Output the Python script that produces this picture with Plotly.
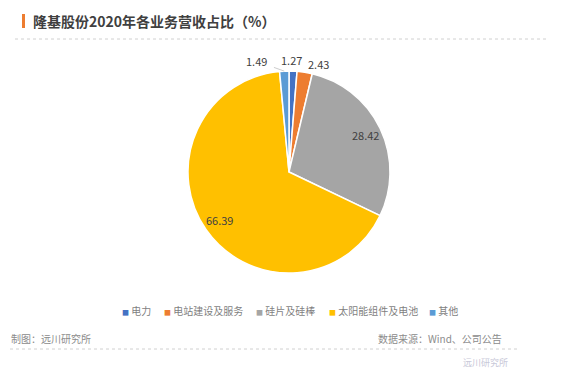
import math
import plotly.graph_objects as go

categories = ["电力", "电站建设及服务", "硅片及硅棒", "太阳能组件及电池", "其他"]
values = [1.27, 2.43, 28.42, 66.39, 1.49]
colors = ["#4472C4", "#ED7D31", "#A5A5A5", "#FFC000", "#5B9BD5"]
inside = [False, False, True, True, False]

W, H = 563, 378
# pie geometry (pixels)
CX, CY, R = 289, 172, 101
dom_x = [(CX - R) / W, (CX + R) / W]
dom_y = [1 - (CY + R) / H, 1 - (CY - R) / H]

fig = go.Figure()
fig.add_trace(go.Pie(
    labels=categories, values=values, sort=False, direction="clockwise", rotation=0,
    marker=dict(colors=colors, line=dict(color="white", width=1.5)),
    textinfo="none",
    domain=dict(x=dom_x, y=dom_y),
    showlegend=False, hoverinfo="label+value",
))

annotations = []
# data labels: inside ones along the slice's mid angle, small ones outside with leader lines
total = sum(values)
label_offsets = {0: (-2, -11), 1: (14, -8), 4: (-28, -10)}
cum = 0
for i, v in enumerate(values):
    mid = (cum + v / 2) / total * 2 * math.pi
    cum += v
    if inside[i]:
        rr = 0.84 * R
        px = CX + rr * math.sin(mid)
        py = CY - rr * math.cos(mid)
        annotations.append(dict(
            x=px / W, y=1 - py / H, xref="paper", yref="paper",
            text=f"{v:.2f}", showarrow=False, xanchor="center", yanchor="middle",
            font=dict(size=11, color="#404040"),
        ))
        continue
    px = CX + R * math.sin(mid)
    py = CY - R * math.cos(mid)
    ax, ay = label_offsets[i]
    annotations.append(dict(
        x=px / W, y=1 - py / H, xref="paper", yref="paper",
        text=f"{v:.2f}", showarrow=True, arrowhead=0, arrowwidth=0.8,
        arrowcolor="#BFBFBF", ax=ax, ay=ay, standoff=0, startstandoff=6,
        font=dict(size=11, color="#404040"),
    ))

# custom legend (small squares)
legend_x = [123, 165, 257, 330, 430]
for name, col, lx in zip(categories, colors, legend_x):
    annotations.append(dict(
        text=f"<span style='color:{col}; font-size:7px'>■</span> {name}",
        xref="paper", yref="paper", x=(lx - 3) / W, y=1 - 310 / H,
        xanchor="left", yanchor="middle", showarrow=False,
        font=dict(size=10, color="#7F7F7F"),
    ))

annotations += [
    dict(text="<b>隆基股份2020年各业务营收占比（%）</b>", xref="paper", yref="paper",
         x=31 / W, y=1 - 21 / H, xanchor="left", yanchor="middle", showarrow=False,
         font=dict(size=14, color="#404040")),
    dict(text="制图：远川研究所", xref="paper", yref="paper",
         x=9 / W, y=1 - 338 / H, xanchor="left", yanchor="middle", showarrow=False,
         font=dict(size=10, color="#8C8C8C")),
    dict(text="数据来源：Wind、公司公告", xref="paper", yref="paper",
         x=504 / W, y=1 - 338 / H, xanchor="right", yanchor="middle", showarrow=False,
         font=dict(size=10, color="#8C8C8C")),
    dict(text="远川研究所", xref="paper", yref="paper",
         x=510 / W, y=1 - 362 / H, xanchor="right", yanchor="middle", showarrow=False,
         font=dict(size=9, color="#C8C8D8")),
]

fig.update_layout(
    width=W, height=H, margin=dict(l=0, r=0, t=0, b=0),
    paper_bgcolor="white", plot_bgcolor="white",
    font=dict(family="Noto Sans CJK SC", color="#595959"),
    showlegend=False,
    shapes=[
        dict(type="rect", xref="paper", yref="paper", x0=22 / W, x1=25 / W,
             y0=1 - 28 / H, y1=1 - 14 / H, fillcolor="#ED7D31", line=dict(width=0)),
        dict(type="line", xref="paper", yref="paper", x0=15 / W, x1=548 / W,
             y0=1 - 39 / H, y1=1 - 39 / H, line=dict(color="#D0D0D0", width=1, dash="dot")),
        dict(type="line", xref="paper", yref="paper", x0=10 / W, x1=518 / W,
             y0=1 - 349 / H, y1=1 - 349 / H, line=dict(color="#D0D0D0", width=1, dash="dot")),
    ],
    annotations=annotations,
)
fig.write_html("out.html", config={"displayModeBar": False},
               post_script="document.body.style.margin='0';")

++++

Written exercise: Copy nothing but the lines from the first one in the listing through the line with "import plotly.graph_objects as go", and omit the pictures.

Solution to this task:
Output the Python script that produces this picture with Plotly.
import math
import plotly.graph_objects as go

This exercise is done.